To reiterate, I’m not a big fan of nuclear waste (I don’t think we have the capacity as a species to keep it safe forever, but that’s a whole other post...some day, maybe). I am also not a fan of nuclear meltdowns. I am, however, a fan of energy production that does not release carbon dioxide into the atmosphere. If we start to shut down all of our nuclear energy plants the likely successor for electricity production is natural gas. In my opinion, we should not shut down nuclear plants until we have wind and solar in place to fill those energy needs. Closing existing nuclear plants and replacing them with fossil fuel burning plants will be a major leap backward in the fight to slow the warming of our planet. My two cents.
That being said, I was happy to see a report released last week with the news that the US has doubled renewable energy electricity generation over the past decade. More good news: CNN reported that the cost of wind and solar is dropping so rapidly that coal will likely be outcompeted in many markets in the next decade. I think this is really the key point. Once it becomes cheaper to produce and buy wind and solar, fossil fuels should (according to the rules of capitalism and the free market) get phased out by the market. Unfortunately we can’t rely on (most) people to just do the right thing. They have to be motivated and it has to benefit them. It all comes down to money in the end.

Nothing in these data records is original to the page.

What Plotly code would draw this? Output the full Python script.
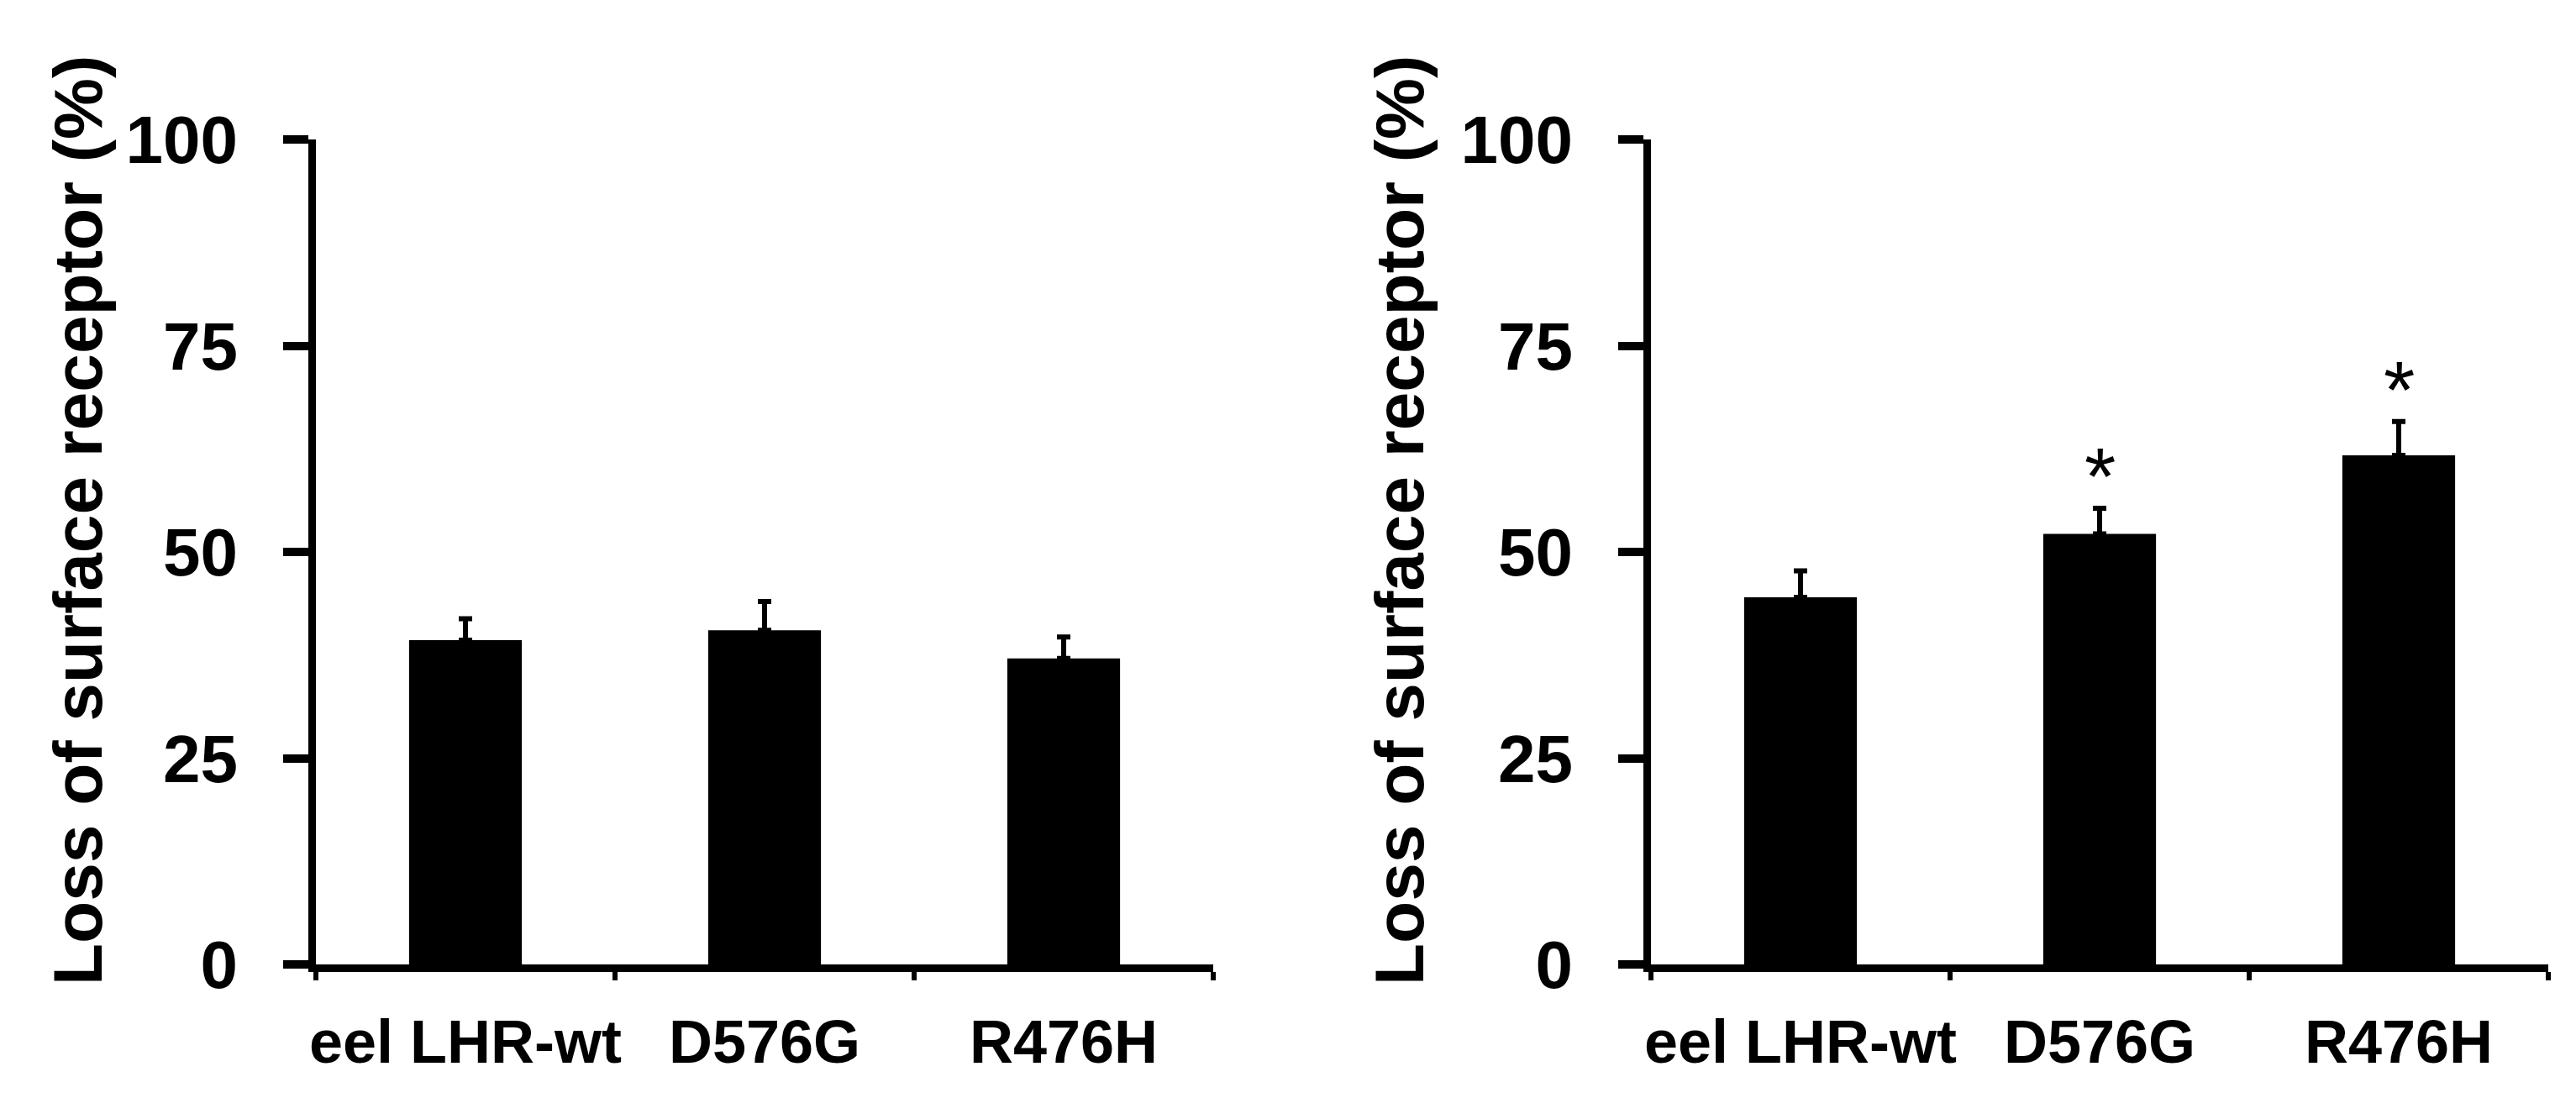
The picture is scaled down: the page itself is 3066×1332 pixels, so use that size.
import plotly.graph_objects as go

categories = ["eel LHR-wt", "D576G", "R476H"]
left_means = [39.3, 40.5, 37.1]
left_err = [2.6, 3.5, 2.6]
right_means = [44.5, 52.2, 61.7]
right_err = [3.2, 3.1, 4.1]
right_sig = ["", "*", "*"]
y_ticks = [0, 25, 50, 75, 100]
y_title = "Loss of surface receptor (%)"

W, H = 3066, 1332
FONT = "Liberation Sans, Arial, sans-serif"

fig = go.Figure()

for idx, (means, errs) in enumerate([(left_means, left_err), (right_means, right_err)]):
    ax = "" if idx == 0 else "2"
    fig.add_trace(go.Bar(
        x=categories, y=means,
        xaxis="x" + ax, yaxis="y" + ax,
        marker=dict(color="black", line=dict(width=0)),
        error_y=dict(type="data", symmetric=False, array=errs,
                     arrayminus=[0] * len(errs),
                     color="black", thickness=6, width=8),
        showlegend=False,
    ))

# significance markers on the right panel
for c, m, e, s in zip(categories, right_means, right_err, right_sig):
    if s:
        fig.add_annotation(x=c, y=m + e, xref="x2", yref="y2", text=s,
                           showarrow=False, yanchor="middle", yshift=38,
                           font=dict(family=FONT, size=96, color="black"))

# y-axis titles (rotated annotations placed where the reference has them)
for xc in [84 / W, 1657 / W]:
    fig.add_annotation(x=xc, y=1 - 612 / H, xref="paper", yref="paper",
                       text=y_title, textangle=-90, showarrow=False,
                       xanchor="center", yanchor="middle",
                       font=dict(family=FONT, size=82, color="black",
                                 weight="bold"))

ydom = [1 - 1140 / H, 1 - 158 / H]
xdom1 = [368 / W, 1436 / W]
xdom2 = [1957 / W, 3025 / W]

def xaxis(dom, anchor):
    return dict(domain=dom, anchor=anchor, type="category",
                range=[-0.5, 2.5], showline=True, linecolor="black",
                linewidth=9, ticks="outside", tickson="boundaries",
                ticklen=10, tickwidth=6, tickcolor="black", tickangle=0,
                tickfont=dict(family=FONT, size=72, color="black",
                              weight="bold"),
                ticklabelstandoff=22,
                showgrid=False, zeroline=False, automargin=False)

def yaxis(anchor):
    return dict(domain=ydom, anchor=anchor, range=[0, 100],
                tickvals=y_ticks, showline=True, linecolor="black",
                linewidth=9, ticks="outside", ticklen=30, tickwidth=10,
                tickcolor="black",
                tickfont=dict(family=FONT, size=80, color="black",
                              weight="bold"),
                ticklabelstandoff=38,
                showgrid=False, zeroline=False, automargin=False)

fig.update_layout(
    width=W, height=H,
    margin=dict(l=0, r=0, t=0, b=0),
    paper_bgcolor="white", plot_bgcolor="white",
    bargap=0.623,
    xaxis=xaxis(xdom1, "y"),
    yaxis=yaxis("x"),
    xaxis2=xaxis(xdom2, "y2"),
    yaxis2=yaxis("x2"),
)

fig.write_html("out.html")
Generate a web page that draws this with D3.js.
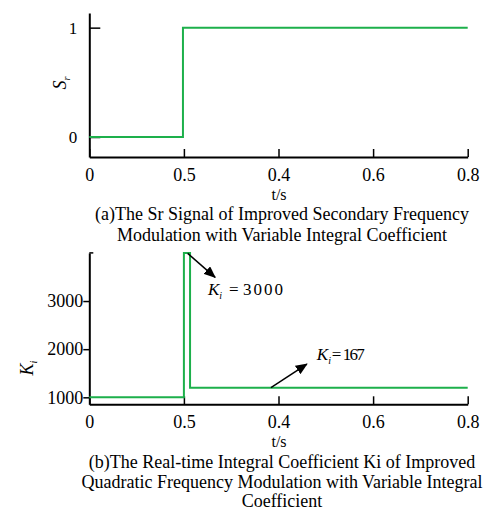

On a related note, last week I e-mailed all my town Selectmen/people to encourage them to increase require our town electricity provider to increase the renewable energy content to 10% from 5%. I was pleased to get a response from one of the Selectwomen who thanked me for offering specific suggestions (I recommended increasing to 10% and then each year increasing that by 1-2%, following the model set by the Massachusetts legislature with their Renewable and Alternative Energy Standard programs.). It was nice to get a "real" response. This is so different from the canned or nonexistent responses from senators and representatives, both state and federal level. Little digression story here. A few weeks ago I e-mailed a senator to vote for some legislation and I received a three page e-mail that detailed policy on something completely unrelated. Obviously a copy/paste/send job by an intern. Anyways, the personal response from my town selectwomen really made the motto "think global, act local" hit home. So I encourage you to get involved locally. You could make a difference in policy, especially if you encourage your neighbors to speak up too.